Jerusalem simultaneously confounds and amazes. In the list of “Cities Unlike Any Place Else,” it has to be right up near the top.
It has been a few months since I was in Israel and I still really don’t know what to think. I spent two weeks there in February and can only feel confident enough at this point to say that if it had been two months or two years, I’m not sure I’d understand it any more completely.
Though I was sick the whole time and didn’t get around as much as I wanted to, especially to the East Jerusalem side of things I was, and am still, intrigued by this place (and the food… the food!)
The obvious reason that Jerusalem is basically impossible to understand for those of us that don’t live there is the layers and layers of history, religion, culture, violence, hatred, reconciliation and more that have built up over literally thousands of years. There are so many unusual and interesting things to do in Jerusalem, it is hard to focus in on just a few of them.
As I sit here and write this, I am wondering just this:
Is Jerusalem the most historical city in the world?
Here are some free-form thoughts about Jerusalem:
- According to Wikipedia (so it has to be true), During its long history, Jerusalem has been destroyed twice, besieged 23 times, attacked 52 times, and captured and recaptured 44 times. That actually sounds about right.
- The city was originally settled sometime in the 4th millennium B.C. That is old. Really old. Bronze Age old.
- It is the holiest city in Judaism, the holiest city in Christianity and the third holiest city in Islam. Those are the three great monotheistic religions in the world — and Jerusalem is full-on, smack dab in the core of each of them.
- Entire kingdoms thousands of miles away rose and fell, based on the success or failure of conquering this one city.
Take just one of the many historical buildings/sites in Jerusalem for an example, Temple Mount.
Temple Mount is the single holiest place in Judaism. It was here that God gathered the dust to make Adam, the location of Abraham’s binding of Issac, the site of the first two Jewish temples, and the site where the Third Temple will be built with the coming of the Messiah.
Temple Mount is simultaneously the third holiest place in Islam. Muslims used to pray in this direction instead of towards Mecca. Muhammad rose to heaven from this location.
Combine those vitally important religion traditions with current political realities and the layers that fall over Jerusalem become even more complex. During the 1967 Six Day War, Israel routed the armies of Egypt, Jordan and Syria and occupied the West Bank, including all of Jerusalem. You would think, this being the holiest site in Judaism and the Jewish state of Israel in firm control over the area, that there would be Jewish control over the site.
You’d be wrong.
A few days after the end of the Six Day War, the Israeli government returned administrative control of Temple Mount back to the Muslim community of Jerusalem and their waqf. Access to the site is limited for all non-Muslims to certain hours on certain days. Also prohibited are all forms of non-Muslim worship in this area: you can’t wear a cross here, carry a Bible, or even pray, unless you are Muslim.
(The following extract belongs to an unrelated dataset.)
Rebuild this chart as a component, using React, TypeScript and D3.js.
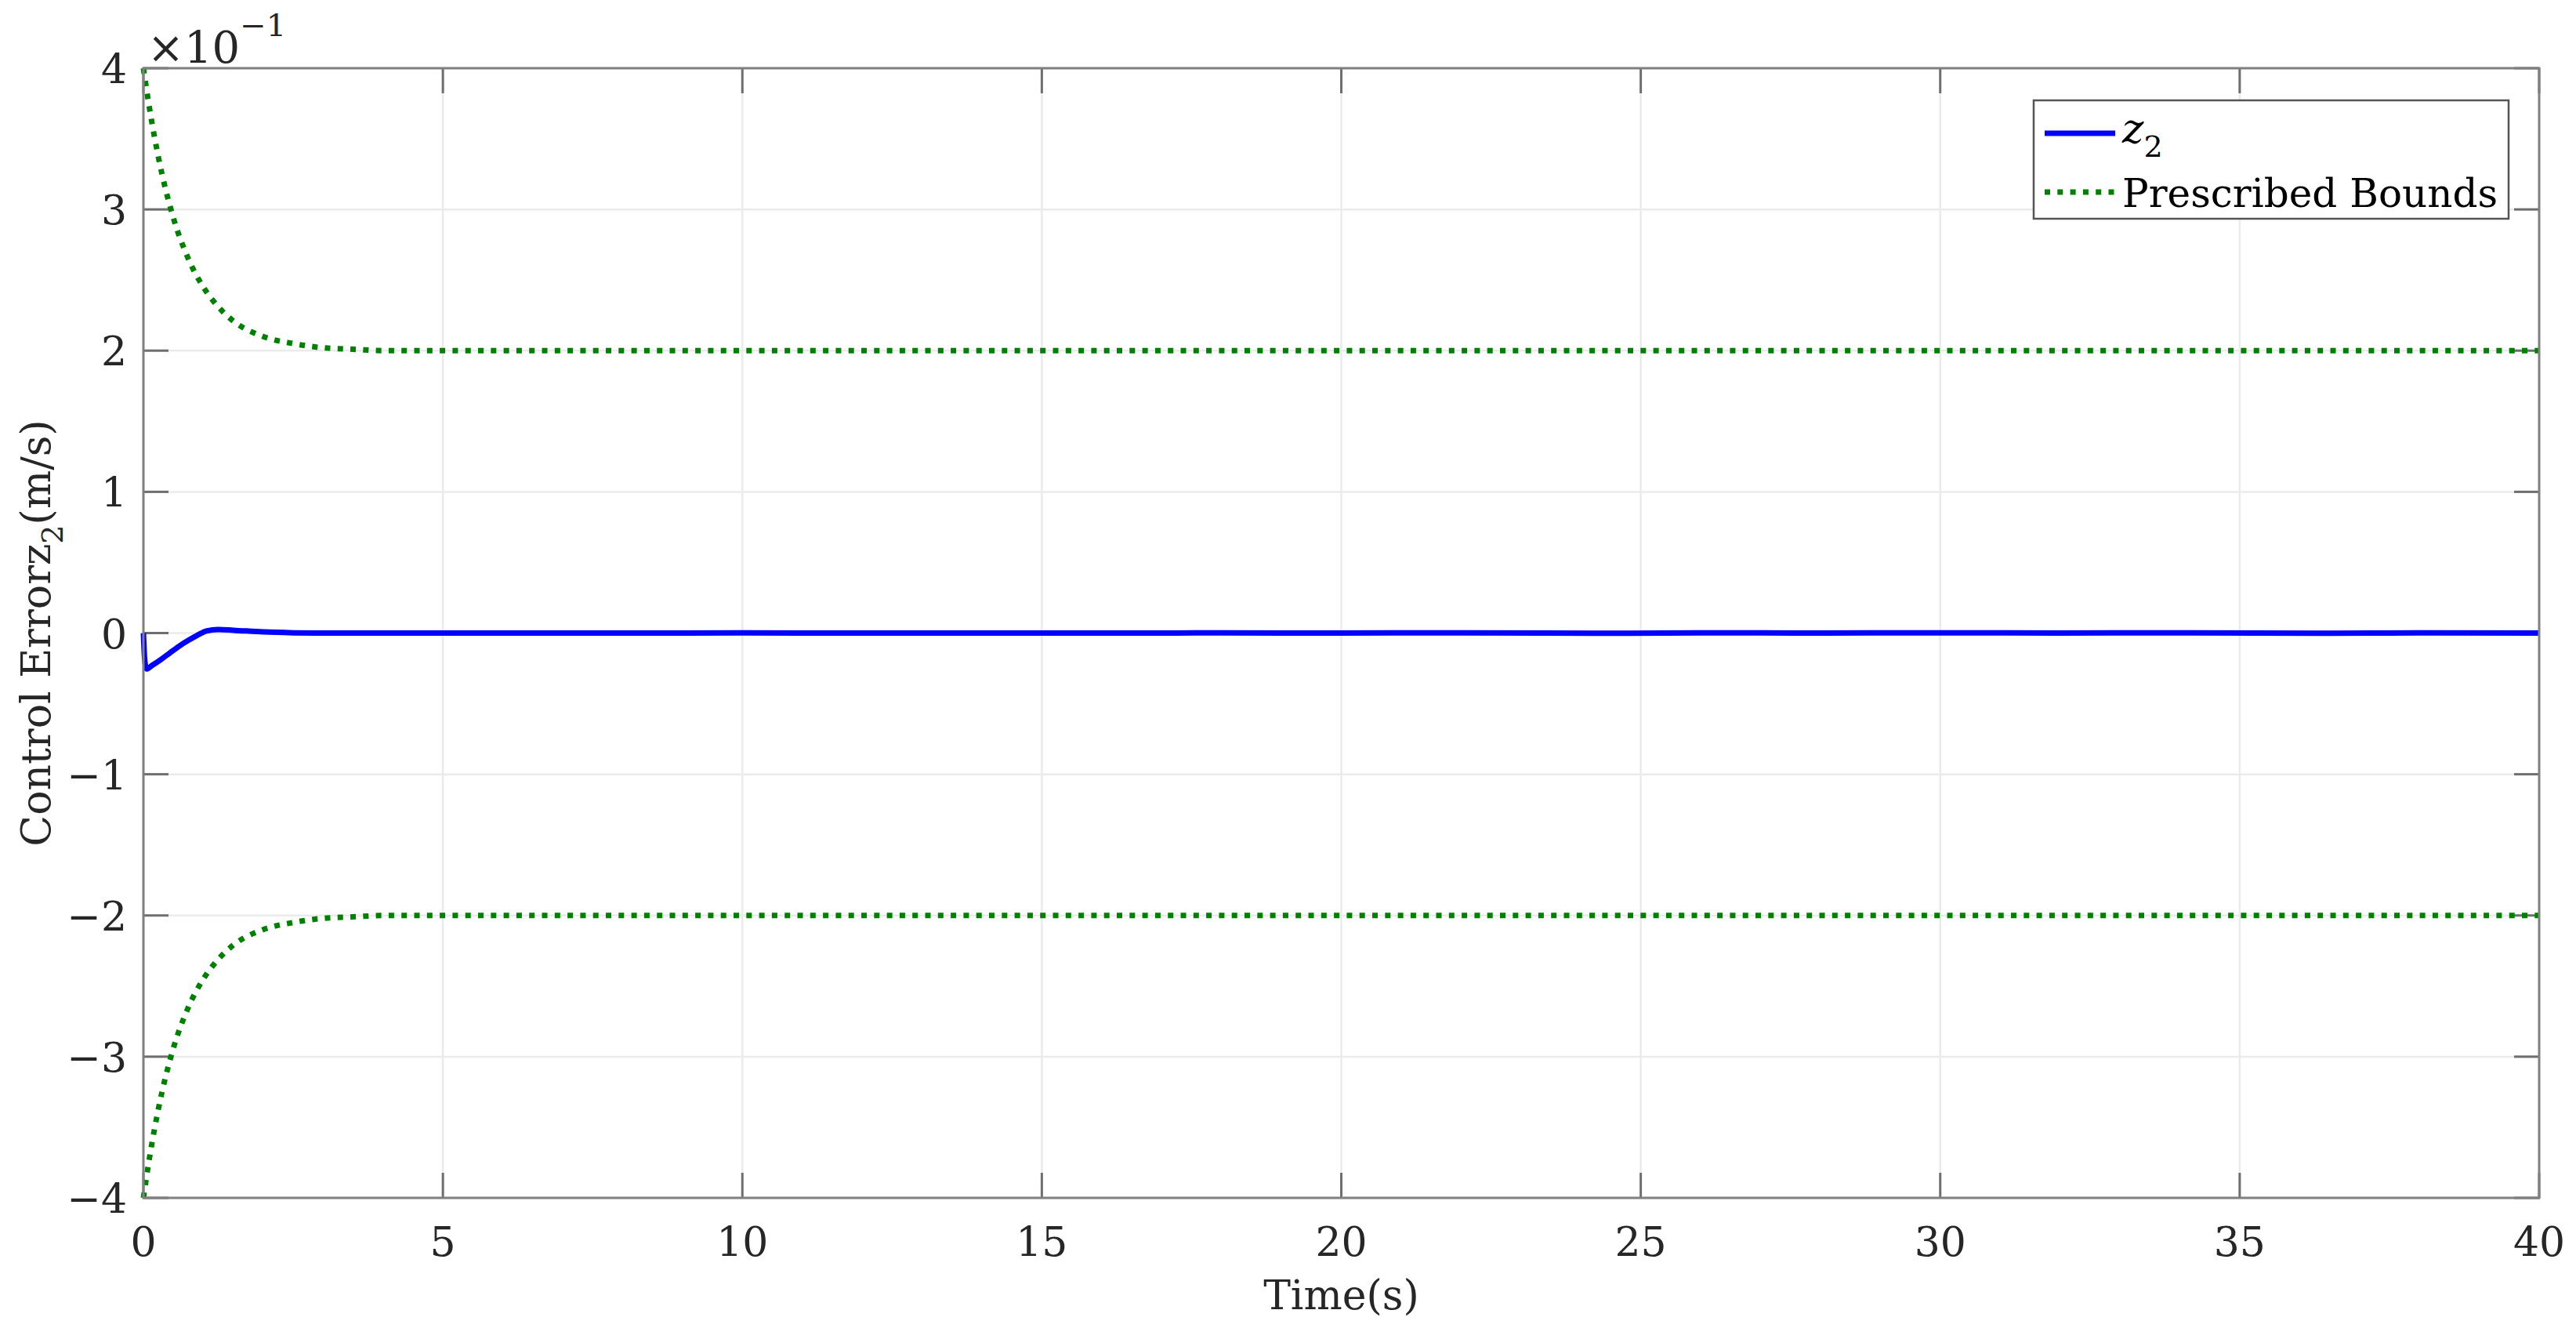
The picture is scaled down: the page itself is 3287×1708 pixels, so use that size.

All this on the holiest site in Judaism, in a city that is completely and totally controlled by Israel. In fact, when you go through the security checkpoints to enter the site, the people enforcing these restrictions, in order to keep the site limited to Muslim worship, are Israeli soldiers and security personal — who can’t pray on the site themselves.
Look, I hope the comments on this post really don’t devolve into a back and forth about Israel and Palestine and which side is “right” or “wrong” on the sides of angels or history… all I am saying is…
This is one amazingly odd, interesting and strange place.
I want to go back again and again, just to try to absorb more of it. As a history buff, there might be no better place in the world for me to wander around again and again.
While I was there, I was very graciously hosted for my entire two week stay by the wonderfully helpful and knowledgeable people at Abraham Hostel. Given the fact that I was under the weather for the entire time I was there, the hospitality they showed me was something I will never forget.
In addition to recommending them about as highly as I could — I thought I’d take some of my time lapse and video that I shot in Jerusalem and do up a quick video about the city and the hostel. This is my first rough effort at doing full-blown video and time lapse, so I hope you like it.
Obviously one of the things I get asked about a lot in this region is whether it is safe, and more specifically, whether it is safe to travel as a family with children. I think the answer is absolutely yes. Visiting Jerusalem with kids is not only safe, but it is a great way to teach them about history from the front row.